Hands: Right, we're getting out the house keys right now.
Brain: What? Why?
Hands: To unlock that little button we have to push to make the walk signal flash, of course.
Brain: What the hell are you talking about? Those keys are for getting into our house! You don't have to unlock the street to cross it!
Hands: Well, don't blame us! You should have told us that!
Eyes: Cool it, you guys! There's a guy over there who saw the key thing. He's laughing at us!
Feet: We'll be there in a jiffy!
Hands: Making fists, now!
Brain: No! Use the keys to gouge out his eyes!
Eyes: That's terrible! I can't watch this!
Brain: Okay, everybody, it'll just have to be a blind rage, then.

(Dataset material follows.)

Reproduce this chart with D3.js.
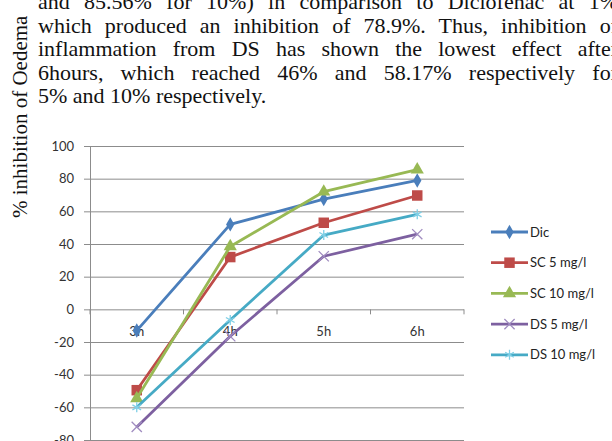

Hands and Feet: Yay! You're the best, boss!
1 Comments:
Yeah, I know what *that's* all about. I still call my boss "mum" and a lot of the time I'll do these really loud farts before realising that I'm in the middle of a conversation with somebody I don't know well enough to fart in front of. When this happens I usually go "Hmmm" and continue with what I was saying. Or if they were talking, I'll fart and then nod, as though my bowels and the part of my brain responsible for interpretive reasoning were inextricably linked. But the only thing I regret is the time, only Monday it was, when I was travelling down in the lift for a smoke with a colleague who was going home early as she wasn't feeling well.
Her: "I just don't feel good. All headachey and sniffly."
Me: "YOU'VE PROBABLY GOT AVIAN INFLUENZA."
Her: *aghast*
Other people in lift: *concerned, and pressing themselves to the wall like that scene in 'Ghostbusters', where they're in the lift and concerned and press themselves to the wall*
I guess some people take things a little more seriously than others.